> _Instructions for the task_
Leave out the pictures and return every entry exactly as it appears.

> _Stored rows_
--- BEGIN ---

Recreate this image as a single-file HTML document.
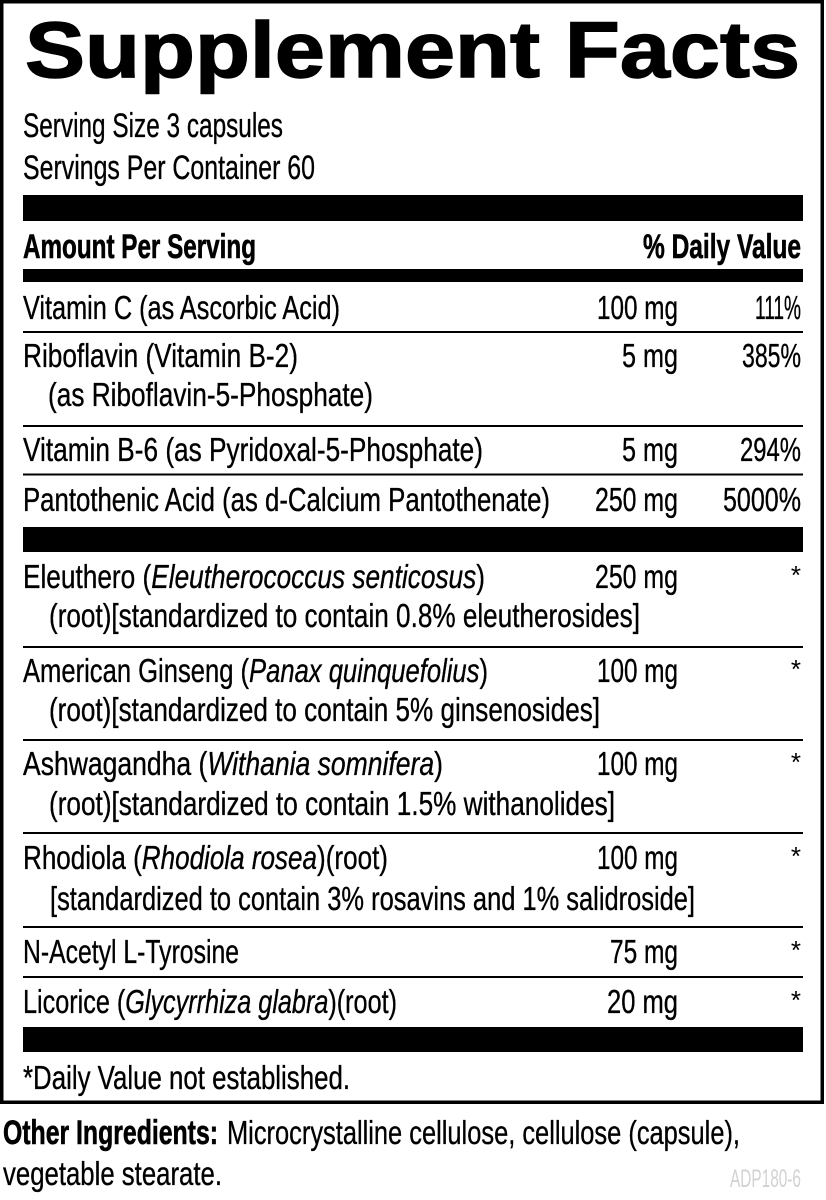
<!DOCTYPE html>
<html>
<head>
<meta charset="utf-8">
<style>
  html, body { margin: 0; padding: 0; background: #fff; }
  svg { display: block; }
  text { font-family: "Liberation Sans", sans-serif; fill: #000; }
  .r { font-size: 33px; stroke: #000; stroke-width: 0.35px; }
  .b { font-size: 34px; font-weight: bold; stroke: #000; stroke-width: 0.6px; }
  .it { font-style: italic; }
  .ast { font-size: 26px; }
</style>
</head>
<body>
<svg width="826" height="1200" viewBox="0 0 826 1200" xmlns="http://www.w3.org/2000/svg">
  <rect x="0" y="0" width="826" height="1200" fill="#fff"/>
  <rect x="1.75" y="1.75" width="820.5" height="1100.5" fill="none" stroke="#000" stroke-width="3.5"/>

  <text x="25" y="77" font-size="79" font-weight="bold" stroke="#000" stroke-width="1.4" textLength="775" lengthAdjust="spacingAndGlyphs">Supplement Facts</text>

  <text class="r" x="23" y="137" style="font-size:34px" textLength="260" lengthAdjust="spacingAndGlyphs">Serving Size 3 capsules</text>
  <text class="r" x="23" y="179" style="font-size:34px" textLength="292" lengthAdjust="spacingAndGlyphs">Servings Per Container 60</text>

  <rect x="23" y="195" width="780" height="26" fill="#000"/>
  <rect x="23" y="269" width="780" height="13" fill="#000"/>
  <rect x="23" y="527" width="780" height="25" fill="#000"/>
  <rect x="23" y="1027" width="780" height="25" fill="#000"/>

  <rect x="23" y="331" width="780" height="2" fill="#000"/>
  <rect x="23" y="425" width="780" height="2" fill="#000"/>
  <rect x="23" y="473.5" width="780" height="2" fill="#000"/>
  <rect x="23" y="646" width="780" height="2" fill="#000"/>
  <rect x="23" y="739" width="780" height="2" fill="#000"/>
  <rect x="23" y="832" width="780" height="2" fill="#000"/>
  <rect x="23" y="926" width="780" height="2" fill="#000"/>
  <rect x="23" y="976" width="780" height="2" fill="#000"/>

  <text class="b" x="23" y="258" textLength="233" lengthAdjust="spacingAndGlyphs">Amount Per Serving</text>
  <text class="b" x="801" y="258" text-anchor="end" textLength="158" lengthAdjust="spacingAndGlyphs">% Daily Value</text>

  <text class="r" x="23" y="319" textLength="317" lengthAdjust="spacingAndGlyphs">Vitamin C (as Ascorbic Acid)</text>
  <text class="r" x="678" y="319" text-anchor="end" textLength="81" lengthAdjust="spacingAndGlyphs">100 mg</text>
  <text class="r" x="801" y="319" text-anchor="end" textLength="46" lengthAdjust="spacingAndGlyphs">111%</text>

  <text class="r" x="23" y="367" textLength="275" lengthAdjust="spacingAndGlyphs">Riboflavin (Vitamin B-2)</text>
  <text class="r" x="48" y="406" textLength="325" lengthAdjust="spacingAndGlyphs">(as Riboflavin-5-Phosphate)</text>
  <text class="r" x="678" y="367" text-anchor="end" textLength="56" lengthAdjust="spacingAndGlyphs">5 mg</text>
  <text class="r" x="801" y="367" text-anchor="end" textLength="59" lengthAdjust="spacingAndGlyphs">385%</text>

  <text class="r" x="23" y="461" textLength="460" lengthAdjust="spacingAndGlyphs">Vitamin B-6 (as Pyridoxal-5-Phosphate)</text>
  <text class="r" x="678" y="461" text-anchor="end" textLength="56" lengthAdjust="spacingAndGlyphs">5 mg</text>
  <text class="r" x="801" y="461" text-anchor="end" textLength="61" lengthAdjust="spacingAndGlyphs">294%</text>

  <text class="r" x="23" y="511" textLength="527" lengthAdjust="spacingAndGlyphs">Pantothenic Acid (as d-Calcium Pantothenate)</text>
  <text class="r" x="678" y="511" text-anchor="end" textLength="83" lengthAdjust="spacingAndGlyphs">250 mg</text>
  <text class="r" x="801" y="511" text-anchor="end" textLength="78" lengthAdjust="spacingAndGlyphs">5000%</text>

  <text class="r" x="23" y="588" textLength="462" lengthAdjust="spacingAndGlyphs">Eleuthero (<tspan class="it">Eleutherococcus senticosus</tspan>)</text>
  <text class="r" x="49" y="627" textLength="591" lengthAdjust="spacingAndGlyphs">(root)[standardized to contain 0.8% eleutherosides]</text>
  <text class="r" x="678" y="588" text-anchor="end" textLength="83" lengthAdjust="spacingAndGlyphs">250 mg</text>
  <text class="ast" x="801" y="584" text-anchor="end">*</text>

  <text class="r" x="23" y="682" textLength="465" lengthAdjust="spacingAndGlyphs">American Ginseng (<tspan class="it">Panax quinquefolius</tspan>)</text>
  <text class="r" x="49" y="721" textLength="551" lengthAdjust="spacingAndGlyphs">(root)[standardized to contain 5% ginsenosides]</text>
  <text class="r" x="678" y="682" text-anchor="end" textLength="81" lengthAdjust="spacingAndGlyphs">100 mg</text>
  <text class="ast" x="801" y="678" text-anchor="end">*</text>

  <text class="r" x="23" y="775" textLength="420" lengthAdjust="spacingAndGlyphs">Ashwagandha (<tspan class="it">Withania somnifera</tspan>)</text>
  <text class="r" x="49" y="815" textLength="566" lengthAdjust="spacingAndGlyphs">(root)[standardized to contain 1.5% withanolides]</text>
  <text class="r" x="678" y="775" text-anchor="end" textLength="81" lengthAdjust="spacingAndGlyphs">100 mg</text>
  <text class="ast" x="801" y="771" text-anchor="end">*</text>

  <text class="r" x="23" y="869" textLength="365" lengthAdjust="spacingAndGlyphs">Rhodiola (<tspan class="it">Rhodiola rosea</tspan>)(root)</text>
  <text class="r" x="50" y="910" textLength="645" lengthAdjust="spacingAndGlyphs">[standardized to contain 3% rosavins and 1% salidroside]</text>
  <text class="r" x="678" y="869" text-anchor="end" textLength="81" lengthAdjust="spacingAndGlyphs">100 mg</text>
  <text class="ast" x="801" y="865" text-anchor="end">*</text>

  <text class="r" x="23" y="963" textLength="216" lengthAdjust="spacingAndGlyphs">N-Acetyl L-Tyrosine</text>
  <text class="r" x="678" y="963" text-anchor="end" textLength="68" lengthAdjust="spacingAndGlyphs">75 mg</text>
  <text class="ast" x="801" y="959" text-anchor="end">*</text>

  <text class="r" x="23" y="1013" textLength="374" lengthAdjust="spacingAndGlyphs">Licorice (<tspan class="it">Glycyrrhiza glabra</tspan>)(root)</text>
  <text class="r" x="678" y="1013" text-anchor="end" textLength="71" lengthAdjust="spacingAndGlyphs">20 mg</text>
  <text class="ast" x="801" y="1009" text-anchor="end">*</text>

  <text class="r" x="23" y="1089" textLength="327" lengthAdjust="spacingAndGlyphs">*Daily Value not established.</text>

  <text class="b" x="3" y="1144" textLength="215" lengthAdjust="spacingAndGlyphs">Other Ingredients:</text>
  <text class="r" x="227" y="1144" textLength="513" lengthAdjust="spacingAndGlyphs">Microcrystalline cellulose, cellulose (capsule),</text>
  <text class="r" x="3" y="1185" textLength="219" lengthAdjust="spacingAndGlyphs">vegetable stearate.</text>

  <text x="730" y="1187" font-size="25" style="fill:#d2d2d2" textLength="71" lengthAdjust="spacingAndGlyphs">ADP180-6</text>
</svg>
</body>
</html>
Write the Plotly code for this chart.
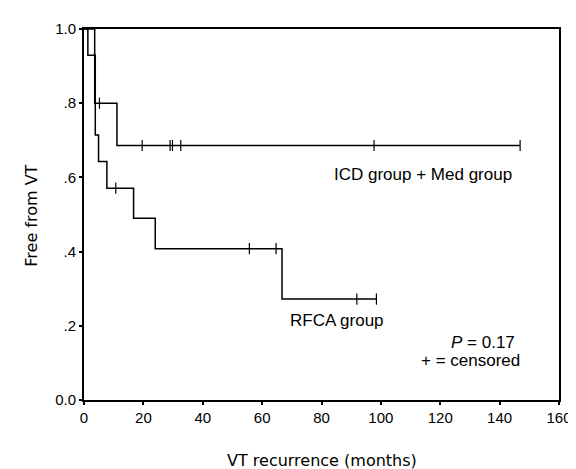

--- END ---

> _Final result_
Recreate this image as a single-file HTML document.
<!DOCTYPE html>
<html>
<head>
<meta charset="utf-8">
<style>
  html, body { margin: 0; padding: 0; background: #fff; }
  svg { display: block; }
  text { font-family: "Liberation Sans", sans-serif; fill: #000; }
  .r { font-size: 33px; stroke: #000; stroke-width: 0.35px; }
  .b { font-size: 34px; font-weight: bold; stroke: #000; stroke-width: 0.6px; }
  .it { font-style: italic; }
  .ast { font-size: 26px; }
</style>
</head>
<body>
<svg width="826" height="1200" viewBox="0 0 826 1200" xmlns="http://www.w3.org/2000/svg">
  <rect x="0" y="0" width="826" height="1200" fill="#fff"/>
  <rect x="1.75" y="1.75" width="820.5" height="1100.5" fill="none" stroke="#000" stroke-width="3.5"/>

  <text x="25" y="77" font-size="79" font-weight="bold" stroke="#000" stroke-width="1.4" textLength="775" lengthAdjust="spacingAndGlyphs">Supplement Facts</text>

  <text class="r" x="23" y="137" style="font-size:34px" textLength="260" lengthAdjust="spacingAndGlyphs">Serving Size 3 capsules</text>
  <text class="r" x="23" y="179" style="font-size:34px" textLength="292" lengthAdjust="spacingAndGlyphs">Servings Per Container 60</text>

  <rect x="23" y="195" width="780" height="26" fill="#000"/>
  <rect x="23" y="269" width="780" height="13" fill="#000"/>
  <rect x="23" y="527" width="780" height="25" fill="#000"/>
  <rect x="23" y="1027" width="780" height="25" fill="#000"/>

  <rect x="23" y="331" width="780" height="2" fill="#000"/>
  <rect x="23" y="425" width="780" height="2" fill="#000"/>
  <rect x="23" y="473.5" width="780" height="2" fill="#000"/>
  <rect x="23" y="646" width="780" height="2" fill="#000"/>
  <rect x="23" y="739" width="780" height="2" fill="#000"/>
  <rect x="23" y="832" width="780" height="2" fill="#000"/>
  <rect x="23" y="926" width="780" height="2" fill="#000"/>
  <rect x="23" y="976" width="780" height="2" fill="#000"/>

  <text class="b" x="23" y="258" textLength="233" lengthAdjust="spacingAndGlyphs">Amount Per Serving</text>
  <text class="b" x="801" y="258" text-anchor="end" textLength="158" lengthAdjust="spacingAndGlyphs">% Daily Value</text>

  <text class="r" x="23" y="319" textLength="317" lengthAdjust="spacingAndGlyphs">Vitamin C (as Ascorbic Acid)</text>
  <text class="r" x="678" y="319" text-anchor="end" textLength="81" lengthAdjust="spacingAndGlyphs">100 mg</text>
  <text class="r" x="801" y="319" text-anchor="end" textLength="46" lengthAdjust="spacingAndGlyphs">111%</text>

  <text class="r" x="23" y="367" textLength="275" lengthAdjust="spacingAndGlyphs">Riboflavin (Vitamin B-2)</text>
  <text class="r" x="48" y="406" textLength="325" lengthAdjust="spacingAndGlyphs">(as Riboflavin-5-Phosphate)</text>
  <text class="r" x="678" y="367" text-anchor="end" textLength="56" lengthAdjust="spacingAndGlyphs">5 mg</text>
  <text class="r" x="801" y="367" text-anchor="end" textLength="59" lengthAdjust="spacingAndGlyphs">385%</text>

  <text class="r" x="23" y="461" textLength="460" lengthAdjust="spacingAndGlyphs">Vitamin B-6 (as Pyridoxal-5-Phosphate)</text>
  <text class="r" x="678" y="461" text-anchor="end" textLength="56" lengthAdjust="spacingAndGlyphs">5 mg</text>
  <text class="r" x="801" y="461" text-anchor="end" textLength="61" lengthAdjust="spacingAndGlyphs">294%</text>

  <text class="r" x="23" y="511" textLength="527" lengthAdjust="spacingAndGlyphs">Pantothenic Acid (as d-Calcium Pantothenate)</text>
  <text class="r" x="678" y="511" text-anchor="end" textLength="83" lengthAdjust="spacingAndGlyphs">250 mg</text>
  <text class="r" x="801" y="511" text-anchor="end" textLength="78" lengthAdjust="spacingAndGlyphs">5000%</text>

  <text class="r" x="23" y="588" textLength="462" lengthAdjust="spacingAndGlyphs">Eleuthero (<tspan class="it">Eleutherococcus senticosus</tspan>)</text>
  <text class="r" x="49" y="627" textLength="591" lengthAdjust="spacingAndGlyphs">(root)[standardized to contain 0.8% eleutherosides]</text>
  <text class="r" x="678" y="588" text-anchor="end" textLength="83" lengthAdjust="spacingAndGlyphs">250 mg</text>
  <text class="ast" x="801" y="584" text-anchor="end">*</text>

  <text class="r" x="23" y="682" textLength="465" lengthAdjust="spacingAndGlyphs">American Ginseng (<tspan class="it">Panax quinquefolius</tspan>)</text>
  <text class="r" x="49" y="721" textLength="551" lengthAdjust="spacingAndGlyphs">(root)[standardized to contain 5% ginsenosides]</text>
  <text class="r" x="678" y="682" text-anchor="end" textLength="81" lengthAdjust="spacingAndGlyphs">100 mg</text>
  <text class="ast" x="801" y="678" text-anchor="end">*</text>

  <text class="r" x="23" y="775" textLength="420" lengthAdjust="spacingAndGlyphs">Ashwagandha (<tspan class="it">Withania somnifera</tspan>)</text>
  <text class="r" x="49" y="815" textLength="566" lengthAdjust="spacingAndGlyphs">(root)[standardized to contain 1.5% withanolides]</text>
  <text class="r" x="678" y="775" text-anchor="end" textLength="81" lengthAdjust="spacingAndGlyphs">100 mg</text>
  <text class="ast" x="801" y="771" text-anchor="end">*</text>

  <text class="r" x="23" y="869" textLength="365" lengthAdjust="spacingAndGlyphs">Rhodiola (<tspan class="it">Rhodiola rosea</tspan>)(root)</text>
  <text class="r" x="50" y="910" textLength="645" lengthAdjust="spacingAndGlyphs">[standardized to contain 3% rosavins and 1% salidroside]</text>
  <text class="r" x="678" y="869" text-anchor="end" textLength="81" lengthAdjust="spacingAndGlyphs">100 mg</text>
  <text class="ast" x="801" y="865" text-anchor="end">*</text>

  <text class="r" x="23" y="963" textLength="216" lengthAdjust="spacingAndGlyphs">N-Acetyl L-Tyrosine</text>
  <text class="r" x="678" y="963" text-anchor="end" textLength="68" lengthAdjust="spacingAndGlyphs">75 mg</text>
  <text class="ast" x="801" y="959" text-anchor="end">*</text>

  <text class="r" x="23" y="1013" textLength="374" lengthAdjust="spacingAndGlyphs">Licorice (<tspan class="it">Glycyrrhiza glabra</tspan>)(root)</text>
  <text class="r" x="678" y="1013" text-anchor="end" textLength="71" lengthAdjust="spacingAndGlyphs">20 mg</text>
  <text class="ast" x="801" y="1009" text-anchor="end">*</text>

  <text class="r" x="23" y="1089" textLength="327" lengthAdjust="spacingAndGlyphs">*Daily Value not established.</text>

  <text class="b" x="3" y="1144" textLength="215" lengthAdjust="spacingAndGlyphs">Other Ingredients:</text>
  <text class="r" x="227" y="1144" textLength="513" lengthAdjust="spacingAndGlyphs">Microcrystalline cellulose, cellulose (capsule),</text>
  <text class="r" x="3" y="1185" textLength="219" lengthAdjust="spacingAndGlyphs">vegetable stearate.</text>

  <text x="730" y="1187" font-size="25" style="fill:#d2d2d2" textLength="71" lengthAdjust="spacingAndGlyphs">ADP180-6</text>
</svg>
</body>
</html>
Write the Plotly code for this chart.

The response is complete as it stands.